Last night, some clever young shareholders floated a Plan B for Nokia listing a set of proposals that could, if implemented, turn the company around. It makes a whole heap of sense to me. The Plan B people say that they are Nokia employees though they haven’t yet revealed their identity [edit: Plan B was revealed to be written by bored iPhone developer]. I wish them the very best of luck with this endeavour. However quixotic it might turn out to be, at this stage in the game an intelligent opposing view needs to be stated.

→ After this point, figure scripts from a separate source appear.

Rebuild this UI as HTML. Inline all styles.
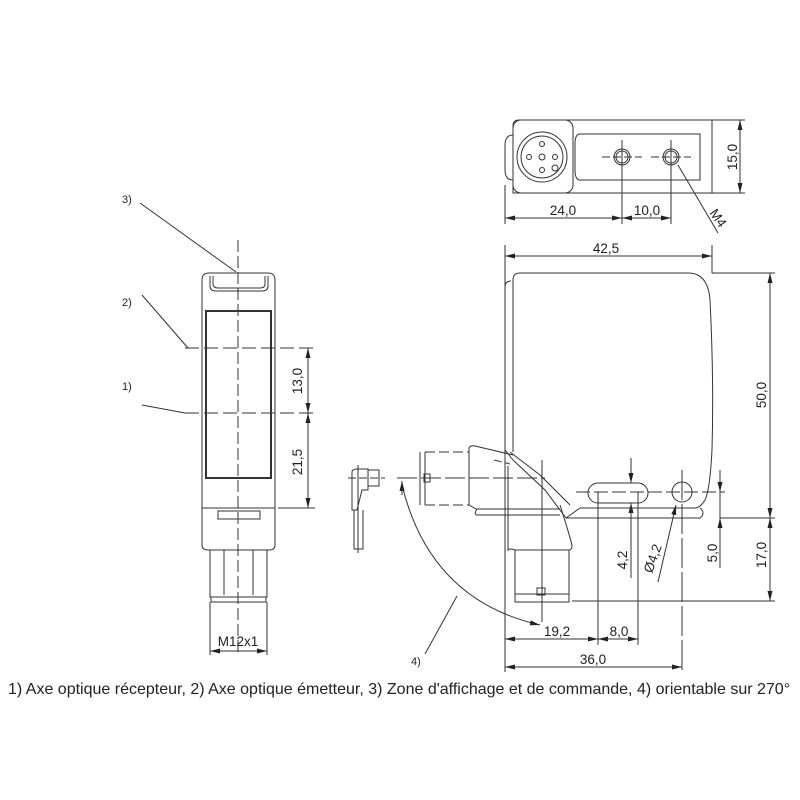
<!DOCTYPE html>
<html><head><meta charset="utf-8"><style>
html,body{margin:0;padding:0;background:#fff;width:800px;height:800px;overflow:hidden}
svg{display:block}
text{font-family:"Liberation Sans",sans-serif;fill:#222}
</style></head><body>
<svg width="800" height="800" viewBox="0 0 800 800" xmlns="http://www.w3.org/2000/svg">
<defs>
<marker id="a" markerWidth="10" markerHeight="6" refX="10" refY="3" orient="auto-start-reverse" markerUnits="userSpaceOnUse"><path d="M0,0.5 L10,3 L0,5.5z" fill="#222"/></marker>
</defs>
<g stroke="#333" fill="none" stroke-width="1">
<!-- LEFT VIEW -->
<path d="M202,508 V280 Q202,273 209,273 H268 Q275,273 275,280 V508 Z"/>
<path d="M210,276 V286 Q210,291 216,291 H262 Q268,291 268,286 V276"/>
<path d="M213,276 V284 Q213,288 218,288 H260 Q265,288 265,284 V276"/>
<rect x="206" y="311" width="65" height="167" stroke-width="2"/>
<line x1="202" y1="508" x2="275" y2="508"/>
<path d="M218,511 h42 v8 h-42 z"/>
<path d="M202,508 V545 Q202,550 208,550 H269 Q275,550 275,545 V508"/>
<path d="M210,550 V597 H267 V550"/>
<line x1="224" y1="550" x2="224" y2="595"/><line x1="253" y1="550" x2="253" y2="595"/>
<path d="M211,597 H266 V602 H211 Z"/>
<line x1="238" y1="240" x2="238" y2="652" stroke-dasharray="12,4"/>
<line x1="185" y1="348" x2="315" y2="348" stroke-dasharray="14,5"/>
<line x1="185" y1="413" x2="315" y2="413" stroke-dasharray="14,5"/>
<line x1="278" y1="508" x2="315" y2="508"/>
<line x1="308" y1="348" x2="308" y2="413" marker-start="url(#a)" marker-end="url(#a)"/>
<line x1="308" y1="413" x2="308" y2="508" marker-start="url(#a)" marker-end="url(#a)"/>
<line x1="210" y1="602" x2="210" y2="655"/><line x1="267" y1="602" x2="267" y2="655"/>
<line x1="210" y1="651" x2="267" y2="651" marker-start="url(#a)" marker-end="url(#a)"/>
<line x1="140" y1="203" x2="236" y2="272"/>
<line x1="142" y1="295" x2="188" y2="348"/>
<line x1="142" y1="405" x2="185" y2="413"/>

<!-- TOP VIEW -->
<path d="M513,193 V126 Q513,120 519,120 H712 V193 Z"/>
<path d="M513,135 Q505,135 505,145 V170 Q505,180 513,180"/>
<rect x="513" y="120" width="60" height="73" rx="8"/>
<circle cx="542" cy="157" r="25"/><circle cx="542" cy="157" r="21"/>
<circle cx="542" cy="157" r="3"/><circle cx="542" cy="144" r="2.5"/><circle cx="542" cy="170" r="2.5"/><circle cx="529" cy="157" r="2.5"/><circle cx="555" cy="157" r="2.5"/>
<circle cx="555" cy="168" r="3"/>
<path d="M580,134 H700 V180 H580 Q575,180 575,170 V144 Q575,134 580,134 Z"/>
<circle cx="622" cy="157" r="8"/><circle cx="622" cy="157" r="6"/>
<circle cx="671" cy="157" r="8"/><circle cx="671" cy="157" r="6"/>
<line x1="602" y1="157" x2="642" y2="157" stroke-dasharray="8,3"/>
<line x1="651" y1="157" x2="691" y2="157" stroke-dasharray="8,3"/>
<line x1="712" y1="120" x2="745" y2="120"/><line x1="712" y1="193" x2="745" y2="193"/>
<line x1="740" y1="120" x2="740" y2="193" marker-start="url(#a)" marker-end="url(#a)"/>
<line x1="505" y1="185" x2="505" y2="224"/>
<line x1="622" y1="140" x2="622" y2="224"/><line x1="671" y1="140" x2="671" y2="224"/>
<line x1="505" y1="218" x2="622" y2="218" marker-start="url(#a)" marker-end="url(#a)"/>
<line x1="622" y1="218" x2="671" y2="218" marker-start="url(#a)" marker-end="url(#a)"/>
<line x1="678" y1="165" x2="718" y2="233"/>

<!-- SIDE VIEW -->
<path d="M513,452 V280 Q513,273 520,273 H688 Q708,273 710,300 Q714,380 712,450 Q710,490 705,500 Q700,508 695,508 H580"/>
<path d="M505,450 V287 Q505,281 511,281"/>
<line x1="505" y1="450" x2="513" y2="460"/>
<path d="M566,518 L580,508 M566,518 H700 Q706,513 700,508"/>
<path d="M510,452 L540,475 L570,505"/>
<path d="M513,460 L545,490 L566,518"/>
<line x1="505" y1="245" x2="505" y2="672"/>
<line x1="712" y1="245" x2="712" y2="273"/>
<line x1="505" y1="256" x2="712" y2="256" marker-start="url(#a)" marker-end="url(#a)"/>
<line x1="712" y1="273" x2="775" y2="273"/>
<line x1="720" y1="518" x2="775" y2="518"/>
<line x1="572" y1="601" x2="775" y2="601"/>
<line x1="770" y1="273" x2="770" y2="518" marker-start="url(#a)" marker-end="url(#a)"/>
<line x1="770" y1="518" x2="770" y2="601" marker-start="url(#a)" marker-end="url(#a)"/>
<rect x="588" y="483" width="60" height="20" rx="10"/>
<circle cx="682" cy="492" r="10"/>
<line x1="576" y1="492" x2="725" y2="492" stroke-dasharray="14,4"/>
<line x1="720" y1="470" x2="720" y2="568"/>
<line x1="720" y1="470" x2="720" y2="492" marker-end="url(#a)"/>
<line x1="720" y1="540" x2="720" y2="518" marker-end="url(#a)"/>
<line x1="598" y1="492" x2="598" y2="645"/>
<line x1="638" y1="492" x2="638" y2="645"/>
<line x1="682" y1="470" x2="682" y2="672" stroke-dasharray="30,4"/>
<line x1="631" y1="458" x2="631" y2="483" marker-end="url(#a)"/>
<line x1="631" y1="530" x2="631" y2="503" marker-end="url(#a)"/>
<line x1="631" y1="503" x2="631" y2="578"/>
<line x1="658" y1="582" x2="676" y2="505" marker-end="url(#a)"/>
<line x1="505" y1="639" x2="598" y2="639" marker-start="url(#a)" marker-end="url(#a)"/>
<line x1="598" y1="639" x2="638" y2="639" marker-start="url(#a)" marker-end="url(#a)"/>
<line x1="505" y1="667" x2="682" y2="667" marker-start="url(#a)" marker-end="url(#a)"/>
<!-- connector -->
<path d="M508,466 V550 Q510,548 515,550"/>
<path d="M469,448 Q470,445 475,446 L513,455"/>
<path d="M469,448 V505 L476,509 H560"/>
<path d="M477,509 Q473,515 478,515 H560"/>
<path d="M560,505 Q568,530 572,545 Q572,550 569,550"/>
<path d="M515,550 V602 H569 V550 Z"/>
<line x1="515" y1="594" x2="569" y2="594"/>
<rect x="537" y="588" width="8" height="7"/>
<line x1="542" y1="460" x2="542" y2="622"/>
<path d="M420,452 V505 M425,452 V505" />
<path d="M425,452 H469 M425,505 H469" stroke-dasharray="10,4"/>
<rect x="424" y="474" width="6" height="8"/>
<path d="M494,460 L510,464" stroke-dasharray="8,3"/>
<line x1="397" y1="478" x2="545" y2="478" stroke-dasharray="20,4"/>
<!-- small cable -->
<path d="M352,472 Q352,469 357,469 H368 V490 H362 L357,510 H352 Z"/>
<rect x="368" y="470" width="11" height="16"/>
<path d="M354,510 V549 H363 V510"/>
<line x1="358" y1="465" x2="358" y2="553"/>
<line x1="348" y1="478" x2="385" y2="478" stroke-dasharray="8,3"/>
<path d="M402,485 Q430,600 540,625" marker-end="url(#a)"/>
<line x1="402" y1="495" x2="402" y2="481" marker-end="url(#a)"/>
<line x1="425" y1="654" x2="457" y2="596"/>
</g>
<g font-size="13.5">
<text x="122" y="203" font-size="11">3)</text>
<text x="122" y="306" font-size="11">2)</text>
<text x="122" y="390" font-size="11">1)</text>
<text transform="translate(302,381) rotate(-90)" text-anchor="middle">13,0</text>
<text transform="translate(302,462) rotate(-90)" text-anchor="middle">21,5</text>
<text x="238" y="646" text-anchor="middle">M12x1</text>
<text x="563" y="215" text-anchor="middle">24,0</text>
<text x="647" y="215" text-anchor="middle">10,0</text>
<text transform="translate(737,157) rotate(-90)" text-anchor="middle">15,0</text>
<text transform="translate(709,213) rotate(55)">M4</text>
<text x="606" y="253" text-anchor="middle">42,5</text>
<text transform="translate(766,395) rotate(-90)" text-anchor="middle">50,0</text>
<text transform="translate(766,555) rotate(-90)" text-anchor="middle">17,0</text>
<text transform="translate(717,553) rotate(-90)" text-anchor="middle">5,0</text>
<text transform="translate(627,560) rotate(-90)" text-anchor="middle">4,2</text>
<text transform="translate(657,560) rotate(-70)" text-anchor="middle">Ø4,2</text>
<text x="557" y="636" text-anchor="middle">19,2</text>
<text x="619" y="636" text-anchor="middle">8,0</text>
<text x="593" y="664" text-anchor="middle">36,0</text>
<text x="411" y="665" font-size="11">4)</text>
<text x="8" y="694" font-size="16">1) Axe optique récepteur, 2) Axe optique émetteur, 3) Zone d'affichage et de commande, 4) orientable sur 270°</text>
</g>
</svg>
</body></html>
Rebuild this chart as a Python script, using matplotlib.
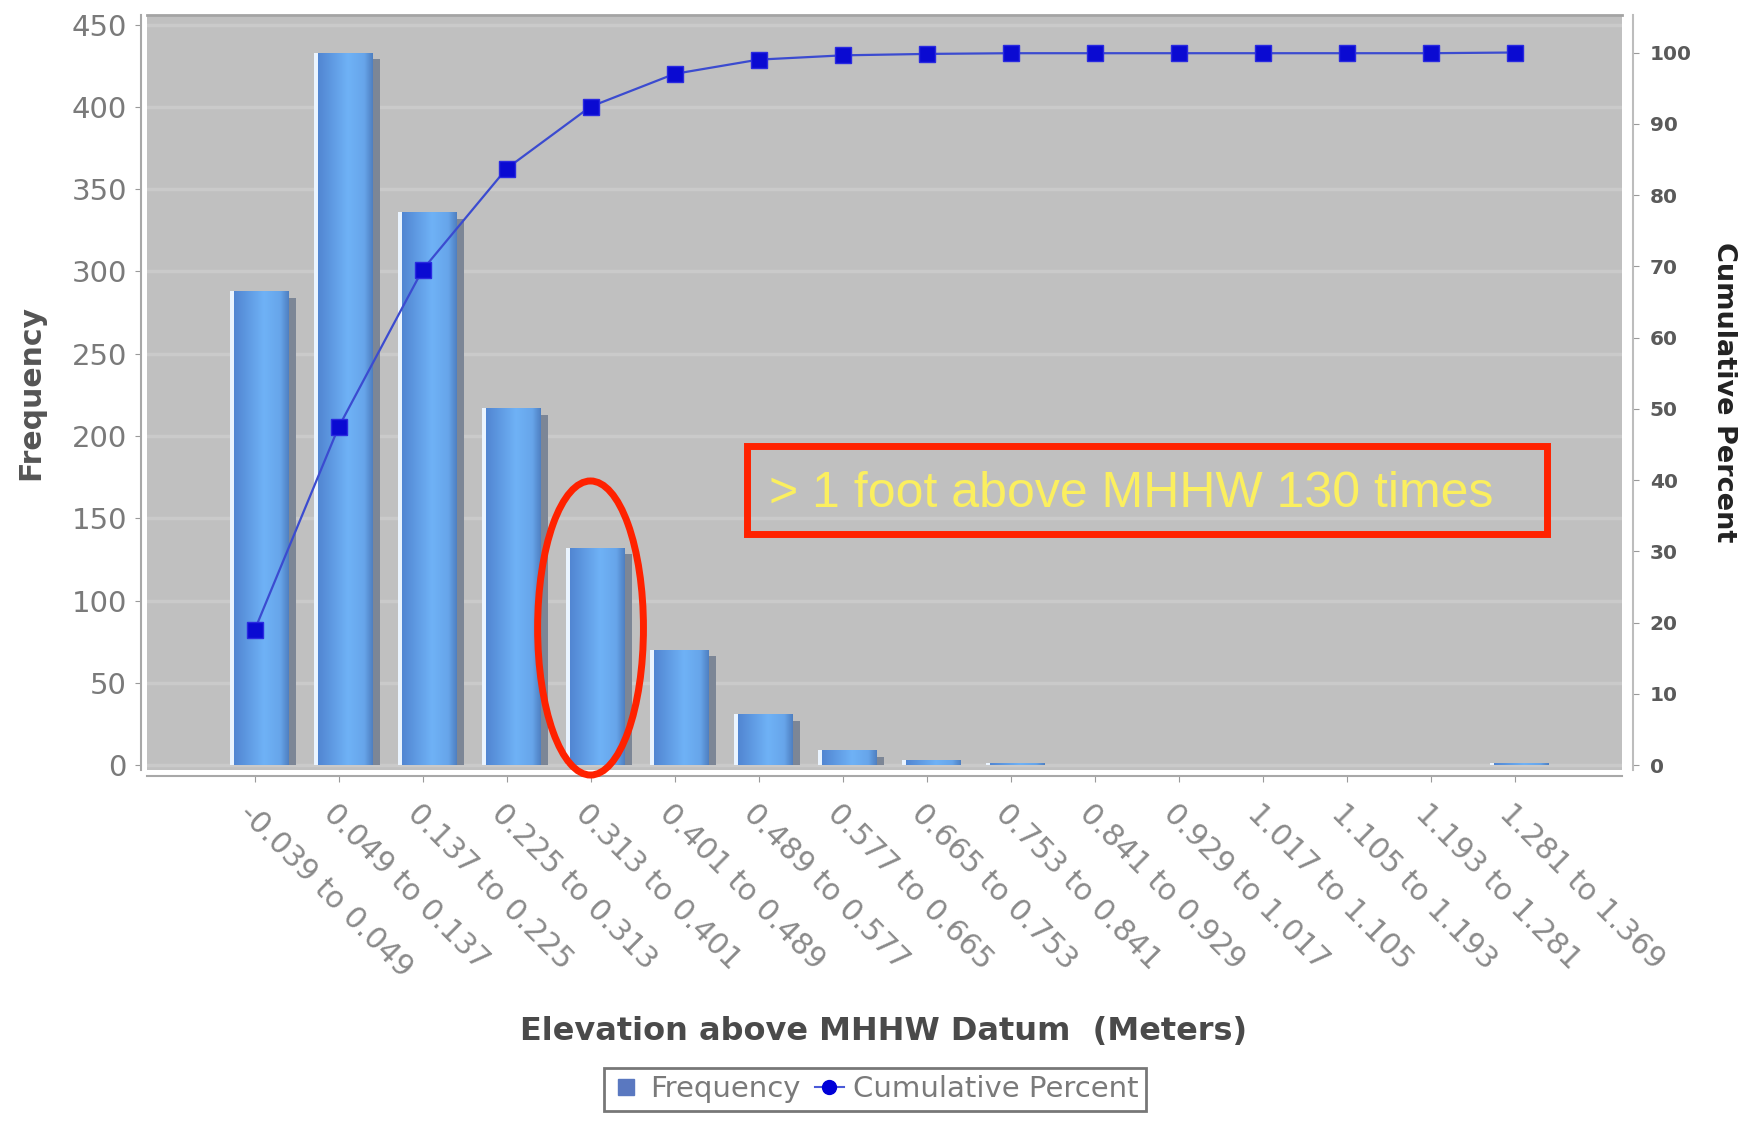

As I see it, Nokia made its decision to go with Microsoft at the behest of the Board, Institutional Shareholders, Vendor Stakeholders and Carriers. There is no 2/11 conspiracy. Whatever you make of Elop’s questionable work history he is not a shill, a patsy or a trojan horse, he’s just doing his job to the best of his ability. Shame about the lack of vision.
Nokia’s corporate culture sucked, it was bloated, arrogant and blind to reality. The company never really understood user experience or web services and it always put the Carriers before the Consumers. It should have taken a leaf out of Apple’s book in that regard but it didn’t have the balls to upset its Channel. Ovi made far too many compromises to the Mobile Network Operators and very few for developers. There’s a huge swathe of Nokia middle-managers who will never realise that they are the people responsible for this pivot. They are complicit in their own downfall yet they will always want to blame someone else for their personal tragedy – Stephen Elop is that man.
Goodness knows many of us are sick of reading crowing comments from idiots who don’t know the difference between a UI and an OS. Symbian was a fantastic Operating System, but it didn’t evolve fast enough and it was a bitch to work with. The genius of Android is the fact that just about anyone with a computer can make an app with it, and they are: the Android market is full of rubbish. Apple got it dead right from day one, no suprises there. WP7 isn’t bad in the same way that Win7 is so much better than Vista, perhaps Microsoft and Nokia can capture some developer mindshare again.
Meego is an amazing OS and Qt is an incredible UI framework.
‘Moving forward’ as corporate folk are wont to say, this is the perfect partnership for Microsoft and if executed well it might yet change Nokia’s fortune. Clearly the deal has the support of the Carriers and they remain, for better or worse, the biggest customers of any mobile manufacturer. In short time, we’re going to see just how good a leader Stephen Elop really is.
Nokia, you should have Thought Differently.